IL TERRITORIO – “Noi ci sentiamo fondamentalmente una squadra di Napoli. Siamo un team multientico che accoglie tutti quei ragazzi che vivono a Napoli e quegli extracomunitari che respirano la città. Da tre anni la nostra casa è a Mugnano perché abbiamo trovato una città che ci ha ospitati e una struttura come il Vallefuoco che permette di fare calcio di un certo tipo. Speriamo vivamente che la comunità di Mugnano possa affezionarsi ai nostri colori e che un pubblico sempre più numeroso possa seguirci ma, intanto, l’importante per noi è portare avanti i nostri valori”.

IL PROGETTO – “Molti pensano che il nostro progetto sia legato solo alla costruzione di una squadra di ragazzi stranieri e di colore.

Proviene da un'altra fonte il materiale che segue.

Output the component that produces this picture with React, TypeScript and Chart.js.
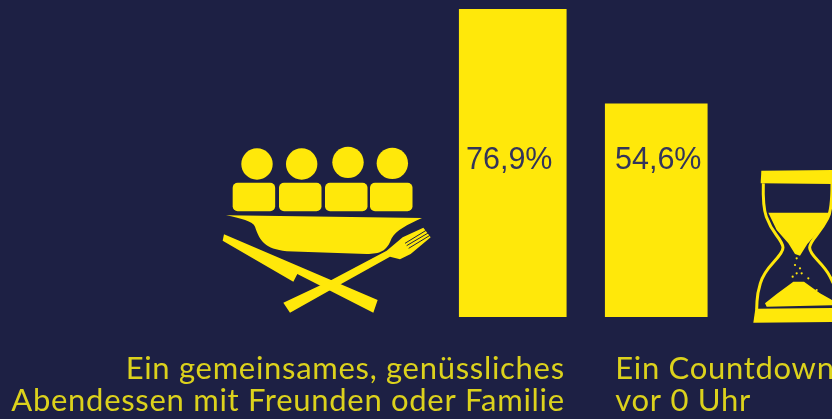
import React, { useEffect, useRef } from "react";
import { Chart, registerables } from "chart.js";

Chart.register(...registerables);

const categories = ["Abendessen", "Countdown"];
const barHeightsRead = [76.9, 53.2];
const valueLabels = ["76,9%", "54,6%"];
const captionLines = [
  ["Ein gemeinsames, genüssliches", "Abendessen mit Freunden oder Familie"],
  ["Ein Countdown", "vor 0 Uhr"],
];
const BG = "#1D2044";
const YELLOW = "#FFE80A";
const TEXT_YELLOW = "#DCD21C";
const LABEL = "#33345A";

type P = [number, number];

function poly(ctx: CanvasRenderingContext2D, pts: P[], map: (p: P) => P) {
  ctx.beginPath();
  pts.forEach((p, i) => {
    const [x, y] = map(p);
    if (i === 0) ctx.moveTo(x, y);
    else ctx.lineTo(x, y);
  });
  ctx.closePath();
  ctx.fill();
}

function smooth(ctx: CanvasRenderingContext2D, pts: P[], map: (p: P) => P) {
  const m = pts.map(map);
  ctx.beginPath();
  ctx.moveTo(m[0][0], m[0][1]);
  for (let i = 1; i < m.length - 1; i++) {
    const mx = (m[i][0] + m[i + 1][0]) / 2;
    const my = (m[i][1] + m[i + 1][1]) / 2;
    ctx.quadraticCurveTo(m[i][0], m[i][1], mx, my);
  }
  const l = m[m.length - 1];
  ctx.lineTo(l[0], l[1]);
  ctx.stroke();
}

function drawDinner(ctx: CanvasRenderingContext2D) {
  const map = (p: P): P => [210 + p[0] / 3, 130 + p[1] / 3];
  ctx.fillStyle = YELLOW;
  ([[141, 102], [275, 102], [414, 97], [547, 100]] as P[]).forEach((c) => {
    const [x, y] = map(c);
    ctx.beginPath();
    ctx.arc(x, y, 15.7, 0, Math.PI * 2);
    ctx.fill();
  });
  [68, 207, 345, 480].forEach((zx) => {
    const [x, y] = map([zx, 158]);
    ctx.beginPath();
    ctx.roundRect(x, y, 42.5, 28.5, 5);
    ctx.fill();
  });
  const [a, b] = [map([48, 256]), map([636, 264])];
  ctx.beginPath();
  ctx.moveTo(a[0], a[1]);
  ctx.lineTo(b[0], b[1]);
  const curve = (c1: P, c2: P, e: P) => {
    const [m1, m2, m3] = [map(c1), map(c2), map(e)];
    ctx.bezierCurveTo(m1[0], m1[1], m2[0], m2[1], m3[0], m3[1]);
  };
  curve([590, 285], [560, 300], [545, 325]);
  curve([530, 365], [510, 372], [470, 372]);
  const mid = map([230, 364]);
  ctx.lineTo(mid[0], mid[1]);
  curve([165, 355], [150, 335], [135, 290]);
  curve([130, 275], [90, 264], [48, 256]);
  ctx.fill();
  // knife
  poly(ctx, [[42, 313], [503, 510], [490, 548], [262, 432], [250, 455], [38, 332]], map);
  // fork
  poly(ctx, [[220, 518], [360, 452], [530, 362], [578, 322], [640, 293], [662, 322], [602, 372], [570, 388], [540, 380], [400, 458], [240, 548]], map);
  ctx.strokeStyle = BG;
  ctx.lineWidth = 1;
  ([[[585, 340], [650, 300]], [[590, 347], [656, 308]], [[596, 355], [660, 316]]] as P[][]).forEach(([s, e]) => {
    const [ms, me] = [map(s), map(e)];
    ctx.beginPath();
    ctx.moveTo(ms[0], ms[1]);
    ctx.lineTo(me[0], me[1]);
    ctx.stroke();
  });
}

function drawHourglass(ctx: CanvasRenderingContext2D) {
  const map = (p: P): P => [600 + p[0] / 3, 90 + p[1] / 3];
  ctx.fillStyle = YELLOW;
  poly(ctx, [[484, 242], [700, 240], [700, 282], [482, 280]], map);
  poly(ctx, [[466, 656], [700, 654], [700, 696], [460, 698]], map);
  ctx.strokeStyle = YELLOW;
  ctx.lineWidth = 3;
  smooth(ctx, [[490, 280], [488, 350], [510, 410], [548, 460], [550, 485], [490, 550], [472, 610], [470, 658]], map);
  smooth(ctx, [[696, 280], [696, 360], [670, 410], [630, 460], [628, 485], [680, 540], [700, 580]], map);
  poly(ctx, [[505, 368], [694, 368], [664, 415], [622, 462], [600, 497], [585, 492], [565, 460], [530, 420]], map);
  poly(ctx, [[495, 640], [530, 612], [580, 575], [612, 575], [660, 610], [700, 632], [700, 646], [500, 650]], map);
  ([[590, 505], [585, 525], [600, 535], [605, 550], [578, 560], [590, 550], [625, 565], [650, 600]] as P[]).forEach((d) => {
    const [x, y] = map(d);
    ctx.beginPath();
    ctx.arc(x, y, 1.1, 0, Math.PI * 2);
    ctx.fill();
  });
}

const labelShift = [-3.5, 2];

const decor = {
  id: "decor",
  beforeDraw(chart: Chart) {
    const ctx = chart.ctx;
    ctx.save();
    ctx.fillStyle = BG;
    ctx.fillRect(0, 0, chart.width, chart.height);
    ctx.restore();
  },
  afterDraw(chart: Chart) {
    const ctx = chart.ctx;
    ctx.save();
    drawDinner(ctx);
    drawHourglass(ctx);
    const xs = categories.map((_, i) => chart.getDatasetMeta(i).data[i].x);
    ctx.fillStyle = LABEL;
    ctx.font = '30.5px "Liberation Sans"';
    ctx.textAlign = "center";
    ctx.textBaseline = "alphabetic";
    valueLabels.forEach((t, i) => ctx.fillText(t, xs[i] + labelShift[i], 169));
    ctx.fillStyle = TEXT_YELLOW;
    ctx.font = '31px "Lato"';
    (ctx as any).letterSpacing = "0.7px";
    ctx.textAlign = "right";
    captionLines[0].forEach((t, i) => ctx.fillText(t, xs[0] + 52, 379 + i * 32));
    ctx.textAlign = "left";
    captionLines[1].forEach((t, i) => ctx.fillText(t, xs[1] - 41, 379 + i * 32));
    ctx.restore();
  },
};

export default function App() {
  const ref = useRef<HTMLCanvasElement>(null);
  useEffect(() => {
    document.body.style.margin = "0";
    document.body.style.background = BG;
    const chart = new Chart(ref.current!, {
      type: "bar",
      data: {
        labels: categories,
        datasets: [
          { data: [barHeightsRead[0], null], backgroundColor: YELLOW, barThickness: 107 },
          { data: [null, barHeightsRead[1]], backgroundColor: YELLOW, barThickness: 102 },
        ],
      },
      options: {
        animation: false,
        responsive: false,
        layout: { padding: { left: 441, right: 104, top: 9, bottom: 102 } },
        plugins: { legend: { display: false }, tooltip: { enabled: false } },
        scales: {
          x: { stacked: true, display: false },
          y: { stacked: true, display: false, min: 0, max: 76.9 },
        },
      },
      plugins: [decor],
    });
    return () => chart.destroy();
  }, []);
  return <canvas ref={ref} width={832} height={419} style={{ display: "block" }} />;
}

Invece noi diamo la possibilità a chiunque lo voglia di giocare al calcio. Noi cerchiamo di aiutare, in campo e fuori, tutti quelli che non hanno avuto la nostra stessa fortuna nella vita. Non dimentichiamoci che, da qualche altra parte del mondo, noi siamo pur sempre immigrati per qualcuno. Questa non è demagogia: penso che ognuno di noi, se va a scavare nel proprio albero genealogico, troverà un avo partito per la Germania o per il Belgio dove magari sarà morto in una cava. Partecipando ad un campionato federale, siamo chiamati anche a raggiungere un risultato sportivo, ma ricordo che abbiamo anche delle squadre amatoriali che partecipano ai campionati Figc. In questi tornei facciamo scendere in campo chi non ha tutta la documentazione a posto ma ha voglia di giocare. E cerchiamo con appositi corsi di formazione, tra cui anche lo studio della lingua italiana, di aiutare chi non potrà arrivare a giocare a certi livelli, così li traghettiamo nel mondo del lavoro. Che ci siano migranti che vivono situazioni di disagio è un fatto reale, girarsi dall’altro lato e far finta di nulla è sbagliato e non risolve i problemi. Sia chiaro, anche per noi non è facile amalgamare tutto questo: abbiamo tra di noi ragazzi musulmani, cattolici e di altre religioni, e il momento di tensione può capitare. Ma alla fine il calcio ha proprio questo aspetto magico: unisce ad aggrega. E quando si vince, è ancora meglio”.

SUL SORRENTO – “Io sono un appassionato del calcio dilettantistico, ma una realtà simile, con quella storia, non può stare in queste categorie, senza nulla togliere ad altre piazze. Quest’anno fortunatamente è arrivato un Direttore (Ottobre, ndr) competente, un sinonimo di garanzia. Poi, come detto, per vincere serve altro, devono sposarsi tante cose. Sorrento è una città che è un fiore all’occhiello per tante cose e vederla in D o in Eccellenza, fa male. Mi auguro che si possano raggiungere quanto prima ben altri palcoscenici perché i tifosi lì hanno fame di calcio. Ed è giusto che prima o poi accada. La squadra è importante ed è fatta di giocatori che anche in D farebbero la differenza”.